Un episodio, in particolare, che riguarda i tre amici di Daniele, rappresenta la resistenza dei giudei dinanzi allo strapotere di Nabucodonosor, re di Babilonia. Dopo aver fatto erigere un idolo d’oro (alto 30 metri e largo 3 metri), il re esige che i suoi sudditi lo adorino. I tre amici però si rifiutano, vengono denunciati da alcuni sapienti invidiosi e finiscono in una fornace ardente, dove però accade il prodigio: il calore delle fiamme non li danneggia, anzi un angelo di Dio interviene sostituendo il fuoco con un vento di rugiada. Questa salvezza inspiegabile sorprende a tal punto il re da spingerlo a elogiare i tre giovani e soprattutto a benedire il loro Dio.

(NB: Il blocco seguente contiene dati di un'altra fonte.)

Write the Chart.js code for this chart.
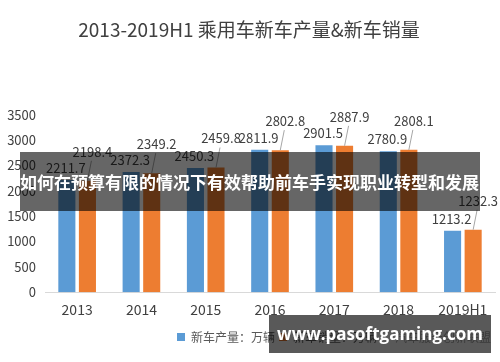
<!DOCTYPE html>
<html>
<head>
<meta charset="utf-8">
<title>乘用车新车产量&新车销量</title>
<script src="https://cdn.jsdelivr.net/npm/chart.js@4.4.0/dist/chart.umd.min.js"></script>
<style>
    html, body { margin: 0; padding: 0; background: #fff; }
    .wrap { position: relative; width: 500px; height: 362px; overflow: hidden; }
    #myChart { display: block; }
    .banner {
        position: absolute; left: 20px; top: 152px; width: 460px; height: 59px;
        background: rgba(0, 0, 0, 0.6); color: #fff;
        font: bold 17px "Noto Sans CJK SC", sans-serif; line-height: 59px;
        white-space: nowrap; overflow: hidden;
    }
    .mark {
        position: absolute; left: 269px; top: 315px; width: 222px; height: 38px;
        background: rgba(0, 0, 0, 0.65); color: #fff;
        font: bold 17px "Open Sans", sans-serif; line-height: 38px;
        text-align: center; white-space: nowrap;
    }
</style>
</head>
<body>
<div class="wrap">
    <canvas id="myChart" width="500" height="362"></canvas>
    <div class="banner">如何在预算有限的情况下有效帮助前车手实现职业转型和发展</div>
    <div class="mark">www.pasoftgaming.com</div>
</div>
<script>
// chart data
const years = ['2013', '2014', '2015', '2016', '2017', '2018', '2019H1'];
const production = [2211.7, 2372.3, 2450.3, 2811.9, 2901.5, 2780.9, 1213.2]; // 新车产量
const sales = [2198.4, 2349.2, 2459.8, 2802.8, 2887.9, 2808.1, 1232.3];      // 新车销量
const seriesNames = ['新车产量：万辆', '新车销量：万辆'];
const sourceNote = '汽车服务创新联盟';
const yMin = 0, yMax = 3500, yStep = 500;

const ctx = document.getElementById('myChart');
Chart.defaults.font.family = '"Noto Sans CJK SC", sans-serif';
Chart.defaults.color = '#404040';

// value labels over the bars, orange ones get a small leader line
const barValueLabels = {
    id: 'barValueLabels',
    afterDatasetsDraw(chart) {
        const c = chart.ctx;
        c.save();
        c.font = '13px "Noto Sans CJK SC", sans-serif';
        c.fillStyle = '#404040';
        c.textAlign = 'center';
        c.textBaseline = 'middle';
        chart.data.datasets.forEach((ds, di) => {
            chart.getDatasetMeta(di).data.forEach((bar, i) => {
                const txt = ds.data[i].toFixed(1);
                if (di === 0) {
                    c.fillText(txt, bar.x - 1, bar.y - 12);
                } else {
                    c.fillText(txt, bar.x + 5, bar.y - 29);
                    c.strokeStyle = '#a6a6a6';
                    c.lineWidth = 1;
                    c.beginPath();
                    c.moveTo(bar.x + 4, bar.y - 20);
                    c.lineTo(bar.x, bar.y);
                    c.stroke();
                }
            });
        });
        c.restore();
    }
};

new Chart(ctx, {
    type: 'bar',
    data: {
        labels: years,
        datasets: [{
            label: seriesNames[0],
            data: production,
            backgroundColor: '#5B9BD5',
            categoryPercentage: 0.64,
            barPercentage: 0.83
        }, {
            label: seriesNames[1],
            data: sales,
            backgroundColor: '#ED7D31',
            categoryPercentage: 0.64,
            barPercentage: 0.83
        }]
    },
    options: {
        responsive: false,
        animation: false,
        devicePixelRatio: 1,
        layout: { padding: { left: 3, right: 5, bottom: 9 } },
        scales: {
            x: {
                grid: { display: false, drawTicks: false },
                border: { display: true, color: '#d9d9d9', width: 1 },
                ticks: { font: { size: 14 }, padding: 9, color: '#404040' }
            },
            y: {
                min: yMin,
                max: yMax,
                afterFit: (scale) => { scale.width = 42; },
                grid: { display: false, drawTicks: false },
                border: { display: false },
                ticks: {
                    stepSize: yStep,
                    font: { size: 13 },
                    padding: 9,
                    color: '#404040',
                    callback: (value) => String(value) // no thousands comma
                }
            }
        },
        plugins: {
            title: {
                display: true,
                text: '2013-2019H1 乘用车新车产量&新车销量',
                font: { size: 19, weight: 'normal' },
                color: '#404040',
                padding: { top: 18, bottom: 74 }
            },
            legend: {
                position: 'bottom',
                align: 'end',
                labels: {
                    boxWidth: 8,
                    boxHeight: 8,
                    padding: 4,
                    font: { size: 12 },
                    color: '#595959',
                    generateLabels: (chart) => {
                        const items = Chart.defaults.plugins.legend.labels.generateLabels(chart);
                        items.push({
                            text: sourceNote,
                            fillStyle: 'rgba(0,0,0,0)',
                            strokeStyle: 'rgba(0,0,0,0)',
                            lineWidth: 0,
                            hidden: false,
                            datasetIndex: -1,
                            fontColor: '#a6a6a6'
                        });
                        return items;
                    }
                }
            },
            tooltip: { enabled: false }
        }
    },
    plugins: [barValueLabels]
});
</script>
</body>
</html>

Così in racconti didattici come questo viene riletta e attualizzata la lezione dei profeti dell’esilio su come il piccolo resto d’Israele debba vivere in mezzo ai popoli pagani. L’onnipotenza divina non si manifesta nel conferire a Israele una forza militare superiore a quella degli altri popoli, ma nel suscitare un’eroica ed attraente fedeltà alla Torah e una resistenza inflessibile dinanzi a chi calpesta la fede degli altri.

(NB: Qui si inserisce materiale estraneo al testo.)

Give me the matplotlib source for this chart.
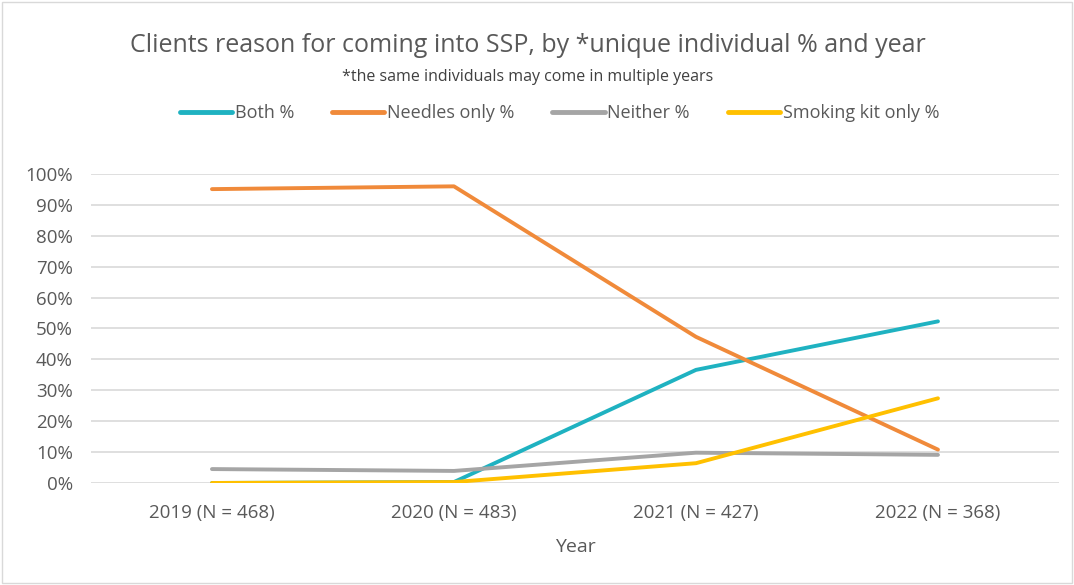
import matplotlib.pyplot as plt
from matplotlib.patches import Rectangle

# data (percent)
years = ["2019 (N = 468)", "2020 (N = 483)", "2021 (N = 427)", "2022 (N = 368)"]
both = [0.0, 0.3, 36.6, 52.3]
needles_only = [95.1, 96.0, 47.3, 10.8]
neither = [4.5, 3.9, 9.8, 9.1]
smoking_kit_only = [0.0, 0.3, 6.4, 27.4]

series = [
    ("Both %", both, "#1FB2C1"),
    ("Needles only %", needles_only, "#F08A3A"),
    ("Neither %", neither, "#A5A5A5"),
    ("Smoking kit only %", smoking_kit_only, "#FFC000"),
]

plt.rcParams['font.family'] = ['Open Sans', 'DejaVu Sans']
txt = "#595959"

fig = plt.figure(figsize=(10.74, 5.85), dpi=100)
ax = fig.add_axes([0.0847, 0.1744, 0.9013, 0.5282])

x = range(len(years))
for name, vals, col in series:
    ax.plot(x, vals, color=col, lw=2.8, label=name, solid_capstyle='round',
            solid_joinstyle='round')

ax.set_xlim(-0.5, len(years) - 0.5)
ax.set_ylim(0, 100)
ax.set_yticks(range(0, 101, 10))
ax.set_yticklabels([f"{v}%" for v in range(0, 101, 10)])
ax.set_xticks(list(x))
ax.set_xticklabels(years)
ax.grid(axis='y', color='#D9D9D9', lw=1.2)
ax.set_axisbelow(True)
for s in ax.spines.values():
    s.set_visible(False)
ax.tick_params(length=0, colors=txt, labelsize=13.5)
ax.tick_params(axis='x', pad=15)
ax.tick_params(axis='y', pad=13)
ax.set_xlabel("Year", color=txt, fontsize=14, labelpad=12)

fig.text(0.4916, 0.923, "Clients reason for coming into SSP, by *unique individual % and year",
         ha='center', va='center', fontsize=18, color=txt)
fig.text(0.4916, 0.869, "*the same individuals may come in multiple years",
         ha='center', va='center', fontsize=11.5, color="#404040")

leg = fig.legend(loc='center', bbox_to_anchor=(0.521, 0.807), ncol=4, frameon=False,
                 fontsize=13, handlelength=2.9, handletextpad=0.15, columnspacing=2.1)
for t in leg.get_texts():
    t.set_color(txt)
for h in leg.get_lines():
    h.set_linewidth(3.5)

fig.patches.append(Rectangle((0.002, 0.003), 0.996, 0.994, transform=fig.transFigure,
                             fill=False, edgecolor='#D9D9D9', lw=1))

fig.savefig("out.png", dpi=100)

La fedeltà al Vangelo non si coniuga con nessun tipo di sopraffazione o di imposizione. Essa insegna a resistere ai prepotenti che si arrogano il diritto di vita o di morte dimenticando che uno solo è colui che “quando apre nessuno chiude e quando chiude nessuno apre” (Ap 3,7). Egli è l’unico Signore, l’unico che regna servendo senza vergognarsi di lavare i nostri piedi sporchi, l’unico che ci allena a una vita piena con la rugiada della sua tenerezza.